**Data lines**
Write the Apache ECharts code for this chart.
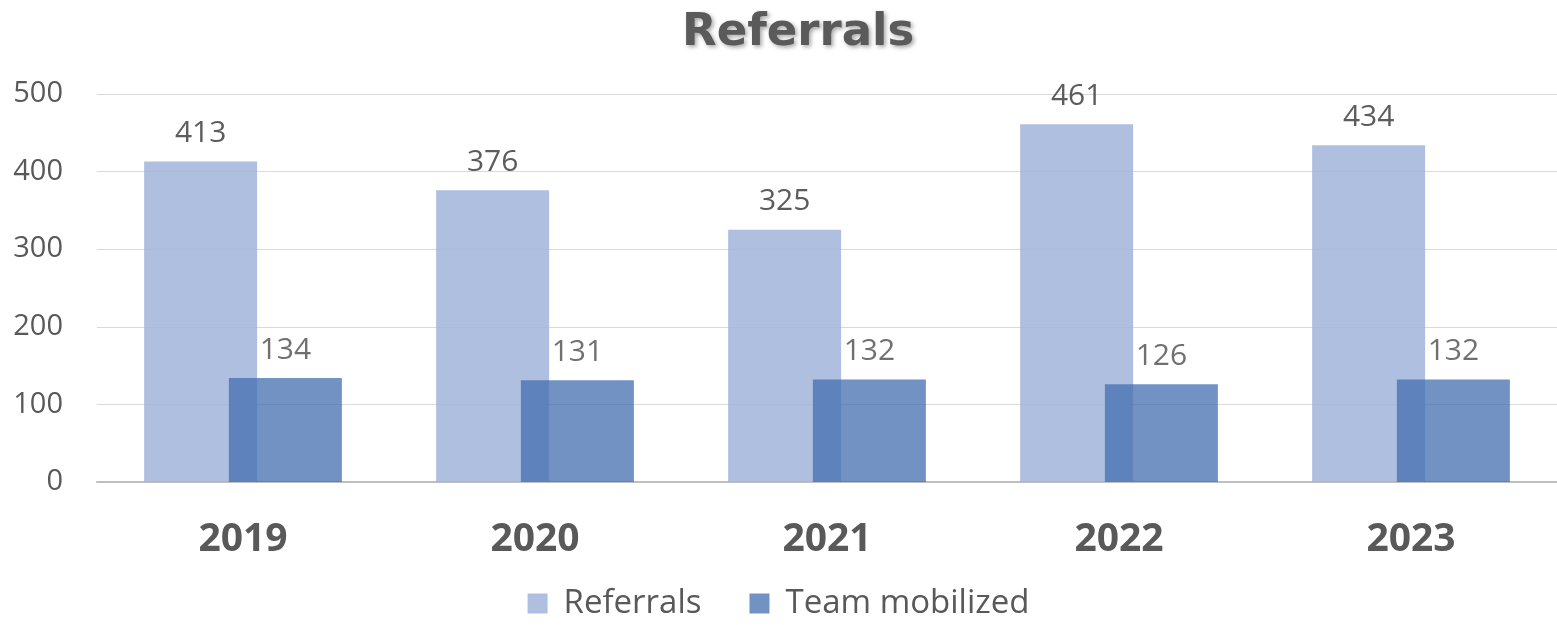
<!DOCTYPE html>
<html>
<head>
<meta charset="utf-8">
<script src="https://cdn.jsdelivr.net/npm/echarts@6/dist/echarts.min.js"></script>
<style>
  html, body { margin: 0; padding: 0; background: #fff; }
  #main { width: 1557px; height: 625px; }
</style>
</head>
<body>
<div id="main"></div>
<script>
// chart data
var years = ['2019', '2020', '2021', '2022', '2023'];
var referrals = [413, 376, 325, 461, 434];
var teamMobilized = [134, 131, 132, 126, 132];
var yTicks = [0, 100, 200, 300, 400, 500];

var chart = echarts.init(document.getElementById('main'));
var font = 'Open Sans';

var option = {
    backgroundColor: '#ffffff',
    animation: false,
    title: {
        text: 'Referrals',
        left: 677,
        top: 6,
        textStyle: {
            fontFamily: 'DejaVu Sans',
            fontWeight: 'bold',
            fontSize: 45,
            color: '#5a5a5a',
            textShadowColor: 'rgba(0,0,0,0.35)',
            textShadowBlur: 4,
            textShadowOffsetX: 2,
            textShadowOffsetY: 2
        }
    },
    legend: {
        bottom: 0,
        left: 'center',
        icon: 'rect',
        itemWidth: 20,
        itemHeight: 20,
        itemGap: 48,
        textStyle: { fontFamily: font, fontSize: 33, color: '#595959', padding: [0, 0, 0, 11] },
        data: ['Referrals', 'Team mobilized']
    },
    grid: {
        left: 97,
        right: 0,
        top: 94,
        bottom: 143,
        containLabel: false
    },
    xAxis: {
        type: 'category',
        data: years,
        axisLine: { lineStyle: { color: '#bfbfbf', width: 2 } },
        axisTick: { show: false },
        axisLabel: {
            margin: 38,
            fontFamily: font,
            fontWeight: 'bold',
            fontSize: 39,
            color: '#595959'
        }
    },
    yAxis: {
        type: 'value',
        min: yTicks[0],
        max: yTicks[yTicks.length - 1],
        interval: 100,
        axisLine: { show: false },
        axisTick: { show: false },
        splitLine: { lineStyle: { color: '#d9d9d9', width: 1 } },
        axisLabel: {
            margin: 34,
            fontFamily: font,
            fontSize: 29,
            color: '#595959'
        }
    },
    series: [{
        name: 'Referrals',
        type: 'bar',
        data: referrals,
        barWidth: 113,
        barGap: '-25%',
        itemStyle: { color: 'rgb(161,180,218)', opacity: 0.85 },
        label: {
            show: true,
            position: 'top',
            distance: 13,
            fontFamily: font,
            fontSize: 30,
            color: '#404040'
        }
    }, {
        name: 'Team mobilized',
        type: 'bar',
        data: teamMobilized,
        barWidth: 113,
        itemStyle: { color: 'rgb(67,110,175)', opacity: 0.75 },
        label: {
            show: true,
            position: 'top',
            distance: 13,
            fontFamily: font,
            fontSize: 30,
            color: '#404040'
        }
    }]
};

chart.setOption(option);
</script>
</body>
</html>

**Problem to solve**
Extract, word for word, each line from the top of the data down to and including the line with "var font = 'Open Sans';"; skip the pictures.

**Written response**
Write the Apache ECharts code for this chart.
<!DOCTYPE html>
<html>
<head>
<meta charset="utf-8">
<script src="https://cdn.jsdelivr.net/npm/echarts@6/dist/echarts.min.js"></script>
<style>
  html, body { margin: 0; padding: 0; background: #fff; }
  #main { width: 1557px; height: 625px; }
</style>
</head>
<body>
<div id="main"></div>
<script>
// chart data
var years = ['2019', '2020', '2021', '2022', '2023'];
var referrals = [413, 376, 325, 461, 434];
var teamMobilized = [134, 131, 132, 126, 132];
var yTicks = [0, 100, 200, 300, 400, 500];

var chart = echarts.init(document.getElementById('main'));
var font = 'Open Sans';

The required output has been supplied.